Swimmer-Levine protested to Lovett and the next day fired off an angry letter to "20/20" executive producer Victor Neufeld (with a copy to ABC News President Roone Arledge). About Lovett and his crew, she wrote:

"Aren't their hands dirty for being 'responsible' adults watching minors involved in illegal activities? Aren't their souls slightly moved when they think of the havoc these kids could have delivered to the highway just below them. . . . Don't you feel they had a moral responsibility to phone the police when their shoot was over, at least?"

More than a month later, she still has received no reply.

"She just didn't like what was going on at that party," Neufeld claimed by phone from New York. "That is not our responsibility."

He quoted ABC News guidelines: "Our responsibility is to report and record news events, not to participate in them or seek to influence their outcome."

None of them?

"If we were driving by a burning car, of course we would pull somebody out of it," Lovett said. "I think of myself as a compassionate person who does compassionate stories. But what we were witnessing (at the party) was habitual behavior. They (the youths) were not perceived by me to be in any immediate danger. They were doing what they were normally doing on a Friday night."

Lovett said he was unaware a cyclist almost went off a cliff and heard no one mention that to Swimmer-Levine. He said he and his crew remained at the party about an hour. "Kids were drinking beers. I smelled marijuana. I watched cocaine being passed. But I'm not a Breathalyzer test.
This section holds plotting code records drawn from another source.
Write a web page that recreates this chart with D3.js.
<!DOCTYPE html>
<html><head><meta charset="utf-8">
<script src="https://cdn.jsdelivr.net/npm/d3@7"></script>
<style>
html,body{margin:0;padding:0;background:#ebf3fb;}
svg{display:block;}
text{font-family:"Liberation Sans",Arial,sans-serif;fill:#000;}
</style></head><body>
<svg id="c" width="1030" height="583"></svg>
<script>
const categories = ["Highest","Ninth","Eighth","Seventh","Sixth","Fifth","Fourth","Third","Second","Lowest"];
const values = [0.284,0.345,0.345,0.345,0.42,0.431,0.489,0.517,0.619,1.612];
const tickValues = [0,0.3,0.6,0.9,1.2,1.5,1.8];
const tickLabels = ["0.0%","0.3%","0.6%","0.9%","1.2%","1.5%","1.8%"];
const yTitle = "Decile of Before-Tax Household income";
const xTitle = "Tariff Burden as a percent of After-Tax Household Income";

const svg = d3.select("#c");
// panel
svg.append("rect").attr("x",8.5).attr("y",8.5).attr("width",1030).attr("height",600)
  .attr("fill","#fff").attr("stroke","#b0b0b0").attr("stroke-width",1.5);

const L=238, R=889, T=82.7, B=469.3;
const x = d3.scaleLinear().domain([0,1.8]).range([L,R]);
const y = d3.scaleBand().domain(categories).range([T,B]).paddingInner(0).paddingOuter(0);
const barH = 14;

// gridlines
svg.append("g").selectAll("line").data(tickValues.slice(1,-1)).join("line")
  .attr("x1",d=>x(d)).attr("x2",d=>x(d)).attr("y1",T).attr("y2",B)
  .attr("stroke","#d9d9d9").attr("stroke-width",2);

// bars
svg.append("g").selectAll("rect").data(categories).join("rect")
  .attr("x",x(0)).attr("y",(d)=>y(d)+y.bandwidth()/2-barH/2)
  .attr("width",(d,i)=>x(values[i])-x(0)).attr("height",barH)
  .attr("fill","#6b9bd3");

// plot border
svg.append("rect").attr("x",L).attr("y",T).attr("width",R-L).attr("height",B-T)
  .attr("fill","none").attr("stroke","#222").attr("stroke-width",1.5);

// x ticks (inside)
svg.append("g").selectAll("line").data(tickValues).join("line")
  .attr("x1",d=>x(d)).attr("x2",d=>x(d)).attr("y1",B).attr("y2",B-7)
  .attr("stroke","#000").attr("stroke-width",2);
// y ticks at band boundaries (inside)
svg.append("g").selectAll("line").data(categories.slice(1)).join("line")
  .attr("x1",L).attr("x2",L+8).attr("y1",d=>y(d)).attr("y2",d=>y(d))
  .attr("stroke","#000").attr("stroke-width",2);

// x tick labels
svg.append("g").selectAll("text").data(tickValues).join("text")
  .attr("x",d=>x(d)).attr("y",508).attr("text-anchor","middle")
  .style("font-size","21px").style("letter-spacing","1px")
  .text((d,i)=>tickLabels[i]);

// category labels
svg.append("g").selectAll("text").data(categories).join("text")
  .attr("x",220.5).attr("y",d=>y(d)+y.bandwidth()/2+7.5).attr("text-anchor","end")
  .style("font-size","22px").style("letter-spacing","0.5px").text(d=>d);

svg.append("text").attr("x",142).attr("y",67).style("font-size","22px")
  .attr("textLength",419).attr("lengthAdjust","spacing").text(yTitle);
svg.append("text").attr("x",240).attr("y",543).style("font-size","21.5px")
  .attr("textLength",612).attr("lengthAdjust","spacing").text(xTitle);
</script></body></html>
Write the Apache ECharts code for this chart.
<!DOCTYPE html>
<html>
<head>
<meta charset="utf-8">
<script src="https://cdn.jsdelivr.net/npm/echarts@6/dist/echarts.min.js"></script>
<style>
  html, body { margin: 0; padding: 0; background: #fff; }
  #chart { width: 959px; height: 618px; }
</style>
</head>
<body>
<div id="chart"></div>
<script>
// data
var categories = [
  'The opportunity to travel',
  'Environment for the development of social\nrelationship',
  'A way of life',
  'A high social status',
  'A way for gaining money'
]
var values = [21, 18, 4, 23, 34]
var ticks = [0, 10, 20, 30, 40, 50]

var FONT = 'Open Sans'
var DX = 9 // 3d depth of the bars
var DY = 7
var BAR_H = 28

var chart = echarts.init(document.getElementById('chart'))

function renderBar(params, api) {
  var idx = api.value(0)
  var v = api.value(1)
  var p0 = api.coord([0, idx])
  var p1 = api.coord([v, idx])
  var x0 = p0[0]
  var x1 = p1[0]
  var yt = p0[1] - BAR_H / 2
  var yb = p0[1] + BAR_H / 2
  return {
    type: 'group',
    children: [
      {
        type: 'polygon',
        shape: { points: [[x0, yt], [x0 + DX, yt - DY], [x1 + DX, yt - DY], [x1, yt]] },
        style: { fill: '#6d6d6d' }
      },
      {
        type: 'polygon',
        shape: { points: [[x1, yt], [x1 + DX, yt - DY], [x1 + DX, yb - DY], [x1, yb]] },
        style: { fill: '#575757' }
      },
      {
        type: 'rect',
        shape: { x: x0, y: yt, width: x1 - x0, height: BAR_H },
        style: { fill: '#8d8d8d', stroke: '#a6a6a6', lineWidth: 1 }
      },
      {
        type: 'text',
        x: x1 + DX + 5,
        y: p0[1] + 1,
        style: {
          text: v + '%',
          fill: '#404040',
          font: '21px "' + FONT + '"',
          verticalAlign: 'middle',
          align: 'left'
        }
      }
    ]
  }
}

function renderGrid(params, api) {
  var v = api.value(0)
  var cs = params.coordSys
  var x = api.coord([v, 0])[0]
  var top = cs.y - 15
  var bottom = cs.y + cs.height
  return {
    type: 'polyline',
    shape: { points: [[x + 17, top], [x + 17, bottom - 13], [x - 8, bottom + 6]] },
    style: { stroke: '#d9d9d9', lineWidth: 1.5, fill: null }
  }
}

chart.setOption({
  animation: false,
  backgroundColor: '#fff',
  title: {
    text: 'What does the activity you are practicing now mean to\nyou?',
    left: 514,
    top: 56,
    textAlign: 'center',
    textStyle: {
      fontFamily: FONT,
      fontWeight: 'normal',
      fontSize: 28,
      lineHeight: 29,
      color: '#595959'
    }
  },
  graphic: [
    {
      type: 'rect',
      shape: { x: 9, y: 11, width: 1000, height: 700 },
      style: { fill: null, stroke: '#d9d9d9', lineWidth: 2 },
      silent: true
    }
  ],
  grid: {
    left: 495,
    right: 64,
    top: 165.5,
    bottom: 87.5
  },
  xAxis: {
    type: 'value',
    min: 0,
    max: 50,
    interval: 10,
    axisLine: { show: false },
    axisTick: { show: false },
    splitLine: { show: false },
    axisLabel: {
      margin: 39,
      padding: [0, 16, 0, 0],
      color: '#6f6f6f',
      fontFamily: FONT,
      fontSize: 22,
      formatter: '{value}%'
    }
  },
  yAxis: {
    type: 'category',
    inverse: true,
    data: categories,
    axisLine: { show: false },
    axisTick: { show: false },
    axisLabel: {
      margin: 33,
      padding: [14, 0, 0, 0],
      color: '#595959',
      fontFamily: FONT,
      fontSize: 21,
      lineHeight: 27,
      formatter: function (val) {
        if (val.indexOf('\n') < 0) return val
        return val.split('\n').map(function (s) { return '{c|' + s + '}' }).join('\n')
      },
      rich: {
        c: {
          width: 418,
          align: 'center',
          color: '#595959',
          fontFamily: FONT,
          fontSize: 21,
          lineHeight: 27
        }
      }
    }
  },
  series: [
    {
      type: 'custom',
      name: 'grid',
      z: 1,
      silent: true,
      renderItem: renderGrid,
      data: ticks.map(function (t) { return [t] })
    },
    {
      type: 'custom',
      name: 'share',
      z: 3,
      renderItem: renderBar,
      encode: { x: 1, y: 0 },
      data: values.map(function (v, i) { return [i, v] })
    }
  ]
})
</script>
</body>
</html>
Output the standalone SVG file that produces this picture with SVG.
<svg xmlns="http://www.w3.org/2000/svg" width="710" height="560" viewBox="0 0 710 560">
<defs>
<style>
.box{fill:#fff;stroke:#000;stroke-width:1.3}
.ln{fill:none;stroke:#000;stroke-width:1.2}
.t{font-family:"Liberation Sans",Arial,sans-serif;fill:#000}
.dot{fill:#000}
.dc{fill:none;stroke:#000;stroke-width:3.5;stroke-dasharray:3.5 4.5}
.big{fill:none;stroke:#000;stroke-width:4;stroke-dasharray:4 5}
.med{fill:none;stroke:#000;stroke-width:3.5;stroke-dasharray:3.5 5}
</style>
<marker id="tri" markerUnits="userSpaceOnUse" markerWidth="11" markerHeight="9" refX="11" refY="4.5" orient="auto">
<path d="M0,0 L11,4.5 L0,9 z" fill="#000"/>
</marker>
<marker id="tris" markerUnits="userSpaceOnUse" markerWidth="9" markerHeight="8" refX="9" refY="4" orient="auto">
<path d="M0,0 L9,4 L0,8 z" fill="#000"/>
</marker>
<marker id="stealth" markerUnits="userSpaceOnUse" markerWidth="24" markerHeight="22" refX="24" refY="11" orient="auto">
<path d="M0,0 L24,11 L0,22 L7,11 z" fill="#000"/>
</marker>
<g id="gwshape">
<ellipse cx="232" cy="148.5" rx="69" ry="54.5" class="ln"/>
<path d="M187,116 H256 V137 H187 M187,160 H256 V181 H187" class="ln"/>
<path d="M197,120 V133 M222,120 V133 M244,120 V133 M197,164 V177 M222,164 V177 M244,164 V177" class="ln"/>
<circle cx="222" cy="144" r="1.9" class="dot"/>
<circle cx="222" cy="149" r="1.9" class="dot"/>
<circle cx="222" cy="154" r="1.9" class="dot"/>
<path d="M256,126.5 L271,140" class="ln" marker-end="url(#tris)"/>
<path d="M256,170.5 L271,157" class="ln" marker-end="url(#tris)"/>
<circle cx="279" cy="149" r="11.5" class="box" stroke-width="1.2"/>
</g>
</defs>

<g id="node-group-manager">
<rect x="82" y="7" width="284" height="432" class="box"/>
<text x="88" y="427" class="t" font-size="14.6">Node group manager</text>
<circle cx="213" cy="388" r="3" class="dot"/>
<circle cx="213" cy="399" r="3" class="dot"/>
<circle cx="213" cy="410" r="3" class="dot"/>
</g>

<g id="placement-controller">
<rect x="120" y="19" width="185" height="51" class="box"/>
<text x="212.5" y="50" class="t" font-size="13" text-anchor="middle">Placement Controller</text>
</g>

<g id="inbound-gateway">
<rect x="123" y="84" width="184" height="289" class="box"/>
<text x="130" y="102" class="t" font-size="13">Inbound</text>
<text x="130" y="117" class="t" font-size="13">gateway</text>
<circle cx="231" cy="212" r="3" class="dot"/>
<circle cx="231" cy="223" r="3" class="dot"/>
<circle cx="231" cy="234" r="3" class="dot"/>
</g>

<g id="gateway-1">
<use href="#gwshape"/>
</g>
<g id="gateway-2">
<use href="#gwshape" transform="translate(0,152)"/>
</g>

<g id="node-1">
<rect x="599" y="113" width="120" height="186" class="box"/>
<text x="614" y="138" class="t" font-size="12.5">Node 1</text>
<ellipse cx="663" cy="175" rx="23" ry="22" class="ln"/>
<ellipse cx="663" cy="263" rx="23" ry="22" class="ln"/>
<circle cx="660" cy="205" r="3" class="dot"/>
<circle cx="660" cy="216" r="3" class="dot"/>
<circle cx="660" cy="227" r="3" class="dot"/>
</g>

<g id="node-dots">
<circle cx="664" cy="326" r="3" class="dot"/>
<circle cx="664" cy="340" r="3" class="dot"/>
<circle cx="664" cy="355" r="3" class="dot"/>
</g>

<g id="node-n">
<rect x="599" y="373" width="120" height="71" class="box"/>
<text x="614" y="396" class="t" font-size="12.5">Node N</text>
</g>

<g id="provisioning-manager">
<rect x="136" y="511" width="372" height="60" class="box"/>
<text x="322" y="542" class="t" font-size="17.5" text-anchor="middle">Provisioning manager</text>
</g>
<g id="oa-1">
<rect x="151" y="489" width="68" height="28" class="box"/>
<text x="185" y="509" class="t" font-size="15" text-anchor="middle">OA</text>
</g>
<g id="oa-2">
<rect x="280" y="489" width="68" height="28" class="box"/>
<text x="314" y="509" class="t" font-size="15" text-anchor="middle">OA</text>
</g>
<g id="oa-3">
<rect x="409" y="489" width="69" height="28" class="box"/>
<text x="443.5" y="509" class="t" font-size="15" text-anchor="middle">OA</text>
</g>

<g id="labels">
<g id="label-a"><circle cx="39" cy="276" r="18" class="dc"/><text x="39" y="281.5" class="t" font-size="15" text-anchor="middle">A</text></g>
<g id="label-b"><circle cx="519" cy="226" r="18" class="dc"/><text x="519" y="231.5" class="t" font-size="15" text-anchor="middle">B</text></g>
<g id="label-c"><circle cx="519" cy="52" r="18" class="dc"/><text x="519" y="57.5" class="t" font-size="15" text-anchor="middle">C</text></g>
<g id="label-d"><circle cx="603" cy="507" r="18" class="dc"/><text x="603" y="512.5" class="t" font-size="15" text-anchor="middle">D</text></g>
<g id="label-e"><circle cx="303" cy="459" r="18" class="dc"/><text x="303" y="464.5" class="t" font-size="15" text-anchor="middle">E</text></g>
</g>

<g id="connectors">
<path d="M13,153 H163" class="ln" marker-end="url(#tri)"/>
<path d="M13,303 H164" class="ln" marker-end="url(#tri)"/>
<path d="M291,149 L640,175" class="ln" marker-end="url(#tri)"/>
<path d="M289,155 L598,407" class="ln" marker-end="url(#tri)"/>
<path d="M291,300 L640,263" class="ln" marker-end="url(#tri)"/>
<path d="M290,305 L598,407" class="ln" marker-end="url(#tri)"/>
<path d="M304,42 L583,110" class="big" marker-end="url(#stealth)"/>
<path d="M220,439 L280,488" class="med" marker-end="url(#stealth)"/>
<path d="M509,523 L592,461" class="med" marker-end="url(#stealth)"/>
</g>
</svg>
I can't tell you how many were loaded."

Or were as turned on by the camera as by drugs and booze.

Although Lovett insists that the presence of "20/20" served to "calm" the party, that is disputed by the student who was quoted earlier.

"As soon as they brought in the camera, everyone started to act differently," she said. "Everyone was more forceful and started showing their bad side. There were some suicidals up there, and they started breaking bottles and acting very strange."

And where were the police?

As it turns out, Dodd had called the Los Angeles police, whose jurisdiction excludes Malibu. The detective who received Dodd's call didn't pass on the information to the Los Angeles County Sheriff's Department as he should have and will be disciplined, said Capt. Vance Proctor, acting area captain for the West Los Angeles division of LAPD.

So no cops--either in front of the camera or operating the camera.

"The parents know about this kind of behavior, the school authorities know about this kind of behavior, and the police know about this kind of behavior," Lovett said. "They should have come to stop it, and if they had, we would have filmed that too."